>> begin
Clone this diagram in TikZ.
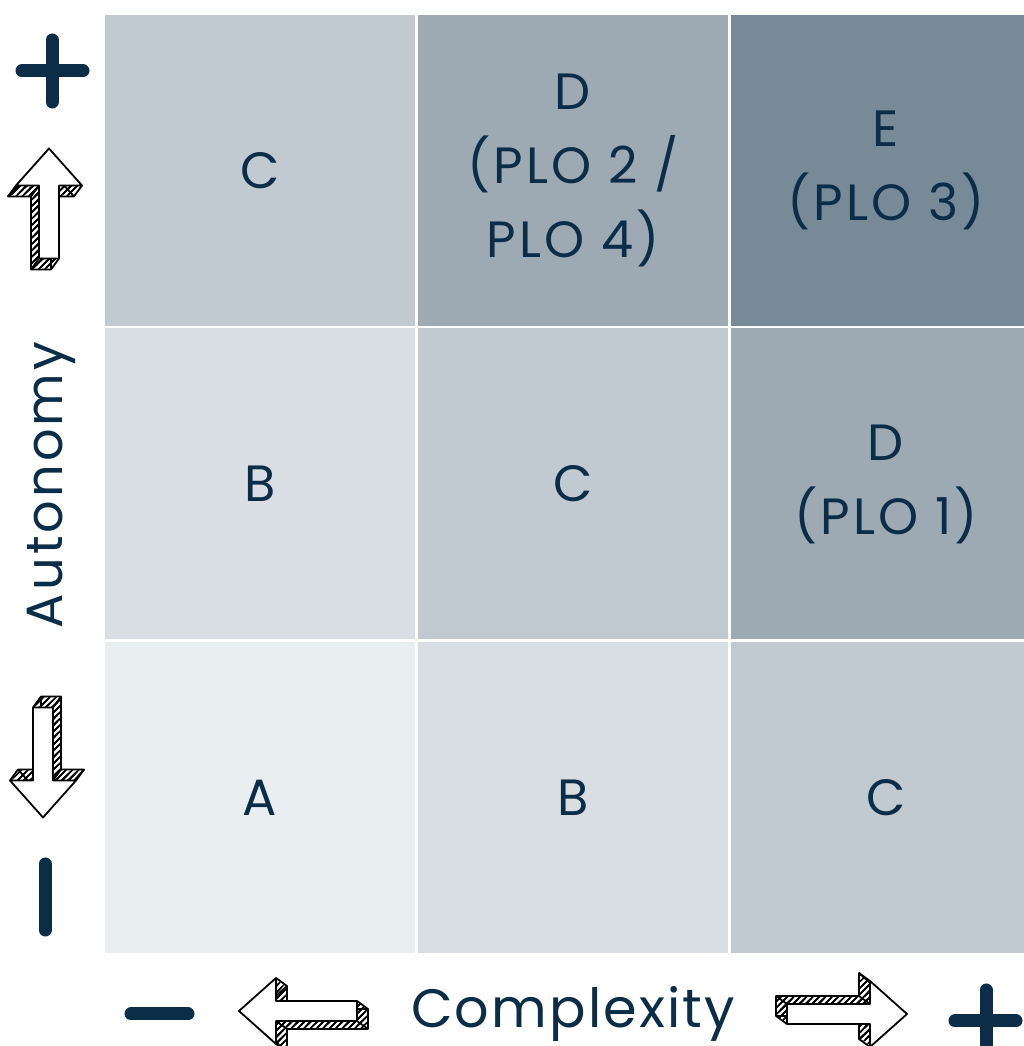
\documentclass[tikz,border=0pt]{standalone}
\usepackage{fontspec}
\newfontfamily\pop{Poppins}[LetterSpace=4]
\newfontfamily\popw{Poppins}[LetterSpace=6]
\usetikzlibrary{patterns.meta}
\definecolor{ink}{HTML}{0C2D48}
\definecolor{cA}{HTML}{E9EEF1}
\definecolor{cB}{HTML}{D8DEE3}
\definecolor{cC}{HTML}{C1C9D1}
\definecolor{cD}{HTML}{9DAAB4}
\definecolor{cE}{HTML}{778A98}
\tikzset{
  cell/.style={minimum width=310pt, minimum height=311pt, inner sep=0pt, align=center,
    text=ink, font={\popw\fontsize{51}{74}\selectfont}},
  axislabel/.style={text=ink, inner sep=0pt},
  signbar/.style={draw=ink, line width=13pt, line cap=round},
  sketchline/.style={draw=black, line width=1.8pt, line join=round},
  hatchfill/.style={pattern={Lines[angle=45,distance=4.5pt,line width=1.4pt]}},
}
\newcommand\arrowshape[1]{(0,#1) -- (33,#1-37) -- (10,#1-37) -- (10,-#1) -- (-10,-#1) -- (-10,#1-37) -- (-33,#1-37) -- cycle}
\newcommand\skarrow[4]{%
  \begin{scope}[shift={(#1,#2)},rotate=#3]
    \foreach \t in {0,0.1,0.2,0.3,0.4,0.5,0.6,0.7,0.8,0.9,1.0} {
      \begin{scope}[shift={(-8*\t,-11*\t)}]
        \fill[hatchfill] \arrowshape{#4};
      \end{scope}
    }
    \begin{scope}[shift={(-8,-11)}]
      \draw[sketchline] \arrowshape{#4};
    \end{scope}
    \foreach \p in {(0,#4),(33,#4-37),(10,#4-37),(10,-#4),(-10,-#4),(-10,#4-37),(-33,#4-37)} {
      \draw[sketchline] \p -- ++(-8,-11);
    }
    \filldraw[sketchline, fill=white] \arrowshape{#4};
  \end{scope}}
\begin{document}
\begin{tikzpicture}[x=1pt,y=1pt]
\useasboundingbox (0,0) rectangle (1024,1046);
\clip (0,0) rectangle (1024,1046);
\fill[white] (0,0) rectangle (1024,1046);
% grid cells
\node[cell, fill=cC] (c11) at (260,875.5) {C};
\node[cell, fill=cD] (c12) at (573,875.5) {D\\(PLO 2 /\\PLO 4)};
\node[cell, fill=cE] (c13) at (886,875.5) {E\\(PLO 3)};
\node[cell, fill=cB] (c21) at (260,562) {B};
\node[cell, fill=cC] (c22) at (573,562) {C};
\node[cell, fill=cD] (c23) at (886,562) {D\\(PLO 1)};
\node[cell, fill=cA] (c31) at (260,248.5) {A};
\node[cell, fill=cB] (c32) at (573,248.5) {B};
\node[cell, fill=cC] (c33) at (886,248.5) {C};
% axis labels
\node[axislabel, font={\pop\fontsize{54}{60}\selectfont}, anchor=base] (cx) at (573,18) {Complexity};
\node[axislabel, font={\popw\fontsize{51}{56}\selectfont}, rotate=90, anchor=base] (au) at (62,561) {Autonomy};
% signs
\coordinate (pl1) at (22,975); \coordinate (pr1) at (83,975);
\coordinate (pt1) at (52,1006); \coordinate (pb1) at (52,944);
\draw[signbar] (pl1) -- (pr1); \draw[signbar] (pt1) -- (pb1);
\coordinate (m1t) at (45,182); \coordinate (m1b) at (45,116);
\draw[signbar] (m1t) -- (m1b);
\coordinate (m2l) at (131,32); \coordinate (m2r) at (188,32);
\draw[signbar] (m2l) -- (m2r);
\coordinate (pl2) at (955,25); \coordinate (pr2) at (1016,25);
\coordinate (pt2) at (986,56); \coordinate (pb2) at (986,-6);
\draw[signbar] (pl2) -- (pr2); \draw[signbar] (pt2) -- (pb2);
% sketch arrows
\skarrow{49}{842.5}{0}{55}
\skarrow{43}{283.5}{180}{55}
\skarrow{298}{35}{90}{59}
\skarrow{847}{32}{-90}{60}
\end{tikzpicture}
\end{document}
>> end
### Given task
Return the listing above in full and without alteration, excluding its pictures.

### Exercise solution
Clone this diagram in TikZ.
\documentclass[tikz,border=0pt]{standalone}
\usepackage{fontspec}
\newfontfamily\pop{Poppins}[LetterSpace=4]
\newfontfamily\popw{Poppins}[LetterSpace=6]
\usetikzlibrary{patterns.meta}
\definecolor{ink}{HTML}{0C2D48}
\definecolor{cA}{HTML}{E9EEF1}
\definecolor{cB}{HTML}{D8DEE3}
\definecolor{cC}{HTML}{C1C9D1}
\definecolor{cD}{HTML}{9DAAB4}
\definecolor{cE}{HTML}{778A98}
\tikzset{
  cell/.style={minimum width=310pt, minimum height=311pt, inner sep=0pt, align=center,
    text=ink, font={\popw\fontsize{51}{74}\selectfont}},
  axislabel/.style={text=ink, inner sep=0pt},
  signbar/.style={draw=ink, line width=13pt, line cap=round},
  sketchline/.style={draw=black, line width=1.8pt, line join=round},
  hatchfill/.style={pattern={Lines[angle=45,distance=4.5pt,line width=1.4pt]}},
}
\newcommand\arrowshape[1]{(0,#1) -- (33,#1-37) -- (10,#1-37) -- (10,-#1) -- (-10,-#1) -- (-10,#1-37) -- (-33,#1-37) -- cycle}
\newcommand\skarrow[4]{%
  \begin{scope}[shift={(#1,#2)},rotate=#3]
    \foreach \t in {0,0.1,0.2,0.3,0.4,0.5,0.6,0.7,0.8,0.9,1.0} {
      \begin{scope}[shift={(-8*\t,-11*\t)}]
        \fill[hatchfill] \arrowshape{#4};
      \end{scope}
    }
    \begin{scope}[shift={(-8,-11)}]
      \draw[sketchline] \arrowshape{#4};
    \end{scope}
    \foreach \p in {(0,#4),(33,#4-37),(10,#4-37),(10,-#4),(-10,-#4),(-10,#4-37),(-33,#4-37)} {
      \draw[sketchline] \p -- ++(-8,-11);
    }
    \filldraw[sketchline, fill=white] \arrowshape{#4};
  \end{scope}}
\begin{document}
\begin{tikzpicture}[x=1pt,y=1pt]
\useasboundingbox (0,0) rectangle (1024,1046);
\clip (0,0) rectangle (1024,1046);
\fill[white] (0,0) rectangle (1024,1046);
% grid cells
\node[cell, fill=cC] (c11) at (260,875.5) {C};
\node[cell, fill=cD] (c12) at (573,875.5) {D\\(PLO 2 /\\PLO 4)};
\node[cell, fill=cE] (c13) at (886,875.5) {E\\(PLO 3)};
\node[cell, fill=cB] (c21) at (260,562) {B};
\node[cell, fill=cC] (c22) at (573,562) {C};
\node[cell, fill=cD] (c23) at (886,562) {D\\(PLO 1)};
\node[cell, fill=cA] (c31) at (260,248.5) {A};
\node[cell, fill=cB] (c32) at (573,248.5) {B};
\node[cell, fill=cC] (c33) at (886,248.5) {C};
% axis labels
\node[axislabel, font={\pop\fontsize{54}{60}\selectfont}, anchor=base] (cx) at (573,18) {Complexity};
\node[axislabel, font={\popw\fontsize{51}{56}\selectfont}, rotate=90, anchor=base] (au) at (62,561) {Autonomy};
% signs
\coordinate (pl1) at (22,975); \coordinate (pr1) at (83,975);
\coordinate (pt1) at (52,1006); \coordinate (pb1) at (52,944);
\draw[signbar] (pl1) -- (pr1); \draw[signbar] (pt1) -- (pb1);
\coordinate (m1t) at (45,182); \coordinate (m1b) at (45,116);
\draw[signbar] (m1t) -- (m1b);
\coordinate (m2l) at (131,32); \coordinate (m2r) at (188,32);
\draw[signbar] (m2l) -- (m2r);
\coordinate (pl2) at (955,25); \coordinate (pr2) at (1016,25);
\coordinate (pt2) at (986,56); \coordinate (pb2) at (986,-6);
\draw[signbar] (pl2) -- (pr2); \draw[signbar] (pt2) -- (pb2);
% sketch arrows
\skarrow{49}{842.5}{0}{55}
\skarrow{43}{283.5}{180}{55}
\skarrow{298}{35}{90}{59}
\skarrow{847}{32}{-90}{60}
\end{tikzpicture}
\end{document}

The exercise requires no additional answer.